Toutefois, par rapport à certains propos tenus par M. Stauffer, je crois qu'il faut bien dissocier les situations et M. Jeanneret l'a fait parfaitement correctement. Une chose est qu'une entité ait un rapport d'audit et qu'elle le dissimule. Cela n'est pas tolérable, mais d'une façon générale, je n'ai jamais vu qu'un rapport de l'ICF soit dissimulé !
Il s'agit simplement de procédures que vous connaissez tous: un rapport est établi, l'«audité» répond, puis le rapport est consolidé, la réponse écrite circule et enfin vous recevez ce rapport, en même temps que le Conseil d'Etat qui doit, lui - ça, c'est nouveau - statuer sur chacune des recommandations. C'est ce que nous avons instauré. C'est un certain travail, c'est un travail qui n'a jamais été fait. Le Conseil d'Etat statue sur chacune des recommandations pour les approuver ou ne pas les approuver et il fixe un délai.
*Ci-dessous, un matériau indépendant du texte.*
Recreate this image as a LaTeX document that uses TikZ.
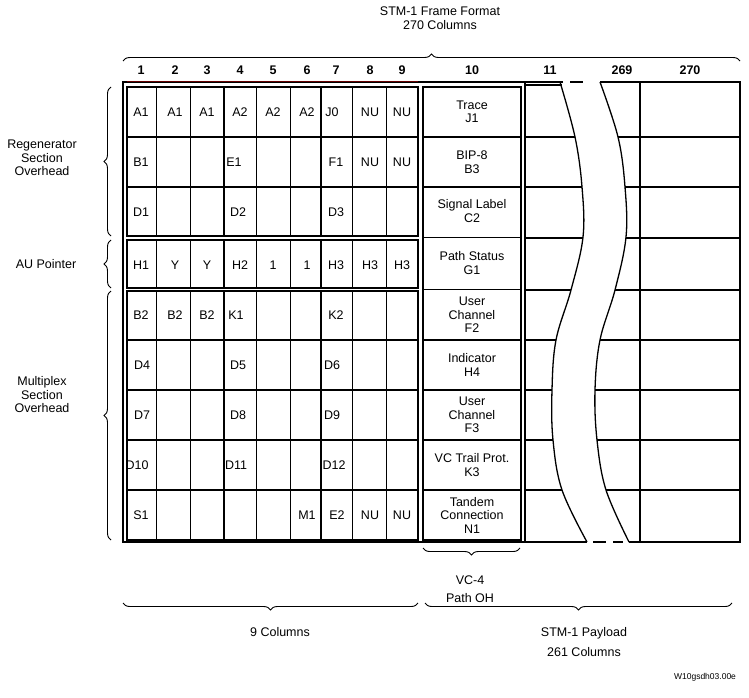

Mesdames et Messieurs les députés, votre souci rejoint, je crois, le souci du gouvernement et de tous les citoyens qui souhaitent en effet que certaines règles soient respectées au sein de l'Etat de Genève. Un manquement de l'Université dans la transmission d'un audit a attiré votre attention et j'espère que nous pourrons vous donner satisfaction dans un délai très raisonnable.
Mise aux voix, la motion 1696 est adoptée et renvoyée au Conseil d'Etat par 73 oui et 1 abstention.